** begin Task inputs **
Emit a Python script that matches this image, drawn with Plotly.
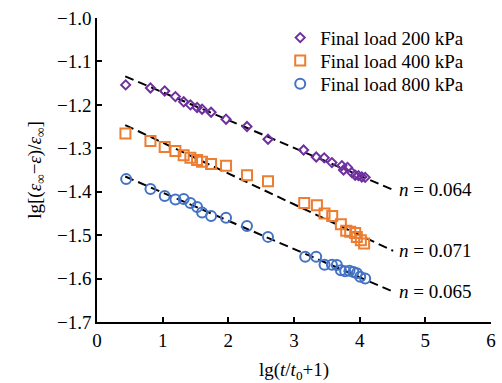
import plotly.graph_objects as go

# Settlement data: lg(t/t0+1) against lg[(eps_inf - eps)/eps_inf]
x_200 = [0.437, 0.814, 1.031, 1.194, 1.320, 1.422, 1.524, 1.600, 1.737, 1.965, 2.284, 2.604,
         3.146, 3.338, 3.460, 3.577, 3.729, 3.754, 3.815, 3.881, 3.932, 3.982, 4.033, 4.084]
y_200 = [-1.154, -1.161, -1.168, -1.181, -1.193, -1.200, -1.206, -1.210, -1.217, -1.233, -1.250, -1.279,
         -1.304, -1.320, -1.322, -1.333, -1.340, -1.350, -1.344, -1.356, -1.362, -1.363, -1.366, -1.367]

x_400 = [0.433, 0.814, 1.031, 1.194, 1.320, 1.422, 1.524, 1.600, 1.737, 1.965, 2.284, 2.604,
         3.156, 3.349, 3.465, 3.582, 3.714, 3.795, 3.856, 3.932, 3.957, 4.018, 4.068]
y_400 = [-1.266, -1.283, -1.297, -1.306, -1.316, -1.322, -1.327, -1.331, -1.336, -1.340, -1.362, -1.376,
         -1.426, -1.431, -1.450, -1.456, -1.475, -1.490, -1.492, -1.495, -1.504, -1.512, -1.519]

x_800 = [0.444, 0.814, 1.031, 1.194, 1.320, 1.422, 1.524, 1.600, 1.737, 1.965, 2.284, 2.604,
         3.171, 3.338, 3.465, 3.577, 3.653, 3.714, 3.779, 3.845, 3.906, 3.957, 4.008, 4.084]
y_800 = [-1.371, -1.394, -1.410, -1.418, -1.417, -1.426, -1.435, -1.448, -1.456, -1.460, -1.479, -1.504,
         -1.550, -1.550, -1.568, -1.568, -1.569, -1.581, -1.583, -1.582, -1.585, -1.588, -1.596, -1.600]

# Fitted lines: y = a - n * x
n_vals = [0.064, 0.071, 0.065]
a_vals = [-1.107, -1.216, -1.337]
fit_x = [0.43, 4.51]

names = ["Final load 200 kPa", "Final load 400 kPa", "Final load 800 kPa"]
colors = ["#7030A0", "#ED7D31", "#4472C4"]
symbols = ["diamond-open", "square-open", "circle-open"]
sizes = [7, 10, 10]
xs = [x_200, x_400, x_800]
ys = [y_200, y_400, y_800]

FONT = "Liberation Serif, Times New Roman, serif"

fig = go.Figure()

for a, n in zip(a_vals, n_vals):
    fig.add_trace(go.Scatter(
        x=fit_x, y=[a - n * v for v in fit_x], mode="lines",
        line=dict(color="black", width=2, dash="9px,5px"),
        showlegend=False, hoverinfo="skip"))

legend_ids = ["legend", "legend2", "legend3"]
for i in range(3):
    fig.add_trace(go.Scatter(
        x=xs[i], y=ys[i], mode="markers", name=names[i],
        marker=dict(symbol=symbols[i], size=sizes[i], color=colors[i],
                    line=dict(width=2, color=colors[i])),
        legend=legend_ids[i]))

for a, n in zip(a_vals, n_vals):
    fig.add_annotation(
        x=fit_x[1] + 0.02, y=a - n * fit_x[1], xanchor="left", yanchor="middle",
        xshift=3, text=f"<i>n</i> = {n:.3f}", showarrow=False,
        font=dict(family=FONT, size=19, color="black"))

axis_common = dict(
    showline=True, linecolor="black", linewidth=1.6, mirror=False,
    ticks="inside", ticklen=5, tickwidth=1.6, tickcolor="black",
    showgrid=False, zeroline=False, automargin=False,
    tickfont=dict(family=FONT, size=19, color="black"),
)

legend_common = dict(font=dict(family=FONT, size=19, color="black"),
                     bgcolor="rgba(0,0,0,0)", borderwidth=0,
                     xanchor="left", yanchor="middle", itemwidth=30)

fig.update_layout(
    width=502, height=383,
    margin=dict(l=97, r=11, t=18, b=61),
    paper_bgcolor="white", plot_bgcolor="white",
    xaxis=dict(range=[0, 6], dtick=1, tick0=0,
               title=dict(text="lg(<i>t</i>/<i>t</i><sub>0</sub>+1)", standoff=18,
                          font=dict(family=FONT, size=19, color="black")),
               **axis_common),
    yaxis=dict(range=[-1.7, -1.0], dtick=0.1, tick0=-1.0, tickformat=".1f",
               title=dict(text="lg[(<i>ε</i><sub>∞</sub>−<i>ε</i>)/<i>ε</i><sub>∞</sub>]", standoff=10,
                          font=dict(family=FONT, size=19, color="black")),
               **axis_common),
    legend=dict(x=0.465, y=0.935, **legend_common),
    legend2=dict(x=0.465, y=0.86, **legend_common),
    legend3=dict(x=0.465, y=0.783, **legend_common),
)

fig.write_html("out.html")
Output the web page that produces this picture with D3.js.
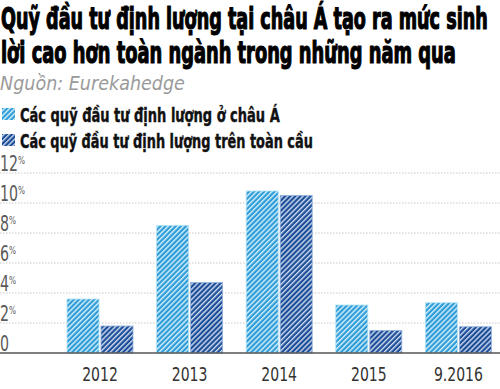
<!DOCTYPE html>
<html><head><meta charset="utf-8">
<script src="https://cdn.jsdelivr.net/npm/d3@7"></script>
<style>
html,body{margin:0;padding:0;background:#fff;}
svg{display:block;}
</style></head>
<body>
<div id="chart"></div>
<script>
const titleLines = ["Quỹ đầu tư định lượng tại châu Á tạo ra mức sinh", "lời cao hơn toàn ngành trong những năm qua"];
const sourceText = "Nguồn: Eurekahedge";
const categories = ["2012", "2013", "2014", "2015", "9.2016"];
const seriesNames = ["Các quỹ đầu tư định lượng ở châu Á", "Các quỹ đầu tư định lượng trên toàn cầu"];
const asiaValues = [3.6, 8.5, 10.8, 3.2, 3.35];
const globalValues = [1.8, 4.7, 10.5, 1.5, 1.75];
const yTicks = [0, 2, 4, 6, 8, 10, 12];

const W = 500, H = 389;
const condensed = "'DejaVu Sans Condensed', 'DejaVu Sans', sans-serif";

const svg = d3.select("#chart").append("svg").attr("width", W).attr("height", H);
const defs = svg.append("defs");

// squeeze a text horizontally so that it spans targetWidth, anchored at x0
function fitWidth(textSel, x0, targetWidth) {
  const n = textSel.node();
  const w = n.getComputedTextLength();
  const s = targetWidth / w;
  textSel.attr("transform", `translate(${x0},0) scale(${s},1) translate(${-x0},0)`);
}

const palettes = [
  {id: "patA", base: "#2e9bd7", stripe: "#d4f1fc", edge: "#b0e2f6"},
  {id: "patB", base: "#1b4c96", stripe: "#cfdcf2", edge: "#8fb0de"}
];
palettes.forEach(p => {
  const pat = defs.append("pattern").attr("id", p.id).attr("patternUnits", "userSpaceOnUse")
    .attr("width", 3.6).attr("height", 3.6).attr("patternTransform", "rotate(45)");
  pat.append("rect").attr("width", 3.6).attr("height", 3.6).attr("fill", p.base);
  pat.append("rect").attr("x", 0).attr("width", 1.4).attr("height", 3.6).attr("fill", p.stripe);
});

// Title
const titleBaselines = [29, 63], titleWidths = [487, 455];
titleLines.forEach((t, i) => {
  const tx = svg.append("text").attr("x", 1).attr("y", titleBaselines[i])
    .attr("font-family", condensed).attr("font-weight", "bold").attr("font-size", 30)
    .attr("fill", "#000").attr("stroke", "#000").attr("stroke-width", 1.2)
    .attr("stroke-linejoin", "round").text(t);
  fitWidth(tx, 1, titleWidths[i]);
});
const src = svg.append("text").attr("x", 0).attr("y", 90)
  .attr("font-family", condensed).attr("font-style", "italic").attr("font-size", 20)
  .attr("fill", "#9a9a9a").text(sourceText);
fitWidth(src, 0, 185);

// Legend
const legendY = [122, 148], legendWidths = [260, 293];
seriesNames.forEach((s, i) => {
  svg.append("rect").attr("x", 2).attr("y", legendY[i] - 14).attr("width", 13).attr("height", 12)
    .attr("fill", `url(#${palettes[i].id})`);
  const lt = svg.append("text").attr("x", 20).attr("y", legendY[i])
    .attr("font-family", condensed).attr("font-weight", "bold").attr("font-size", 19)
    .attr("fill", "#111").attr("stroke", "#111").attr("stroke-width", 0.4).text(s);
  fitWidth(lt, 20, legendWidths[i]);
});

// Scales
const y = d3.scaleLinear().domain([0, 12]).range([353, 173]);
const x0 = d3.scaleBand().domain(categories).range([55.2, 503.2]).padding(0);
const x1 = d3.scaleBand().domain([0, 1]).range([-33, 33]).paddingInner(2 / 34).paddingOuter(0);

// Gridlines
const grid = svg.append("g");
grid.selectAll("line").data(yTicks.filter(d => d > 0)).join("line")
  .attr("x1", 0).attr("x2", W).attr("y1", d => y(d)).attr("y2", d => y(d))
  .attr("stroke", "#c8c8c8").attr("stroke-width", 1).attr("stroke-dasharray", "1.5,1.5");

// Y tick labels
yTicks.forEach(d => {
  const t = svg.append("text").attr("x", 0).attr("y", y(d) - 1.5)
    .attr("font-family", condensed).attr("font-size", 21).attr("fill", "#5a5a5a");
  t.append("tspan").text(d);
  if (d > 0) t.append("tspan").attr("font-size", 11).attr("dy", -7).text("%");
  t.attr("transform", "scale(0.75,1)");
});

// Bars
const data = categories.map((c, i) => ({cat: c, vals: [asiaValues[i], globalValues[i]]}));
const groups = svg.append("g").selectAll("g").data(data).join("g")
  .attr("transform", d => `translate(${x0(d.cat) + x0.bandwidth() / 2},0)`);
groups.selectAll("rect").data(d => d.vals.map((v, k) => ({v, k}))).join("rect")
  .attr("x", d => x1(d.k)).attr("width", x1.bandwidth())
  .attr("y", d => y(d.v)).attr("height", d => y(0) - y(d.v))
  .attr("fill", d => `url(#${palettes[d.k].id})`)
  .attr("stroke", d => palettes[d.k].edge).attr("stroke-width", 0.8);

// Axis baseline
svg.append("line").attr("x1", 0).attr("x2", W).attr("y1", y(0)).attr("y2", y(0))
  .attr("stroke", "#555").attr("stroke-width", 1.5);

// X labels via axis
const xAxis = svg.append("g").attr("transform", `translate(0,${y(0)})`)
  .call(d3.axisBottom(x0).tickSize(0).tickPadding(0));
xAxis.select(".domain").remove();
xAxis.selectAll(".tick text").attr("y", 28.5).attr("dy", 0)
  .attr("font-family", condensed).attr("font-size", 19.5).attr("fill", "#333")
  .attr("transform", "scale(0.8,1)");
</script>
</body></html>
** end Task inputs **
Goal of the exercise: Copy all lines from the data that hold the word "script".

Completed exercise:
Emit a Python script that matches this image, drawn with Plotly.
<script src="https://cdn.jsdelivr.net/npm/d3@7"></script>
<script>
</script>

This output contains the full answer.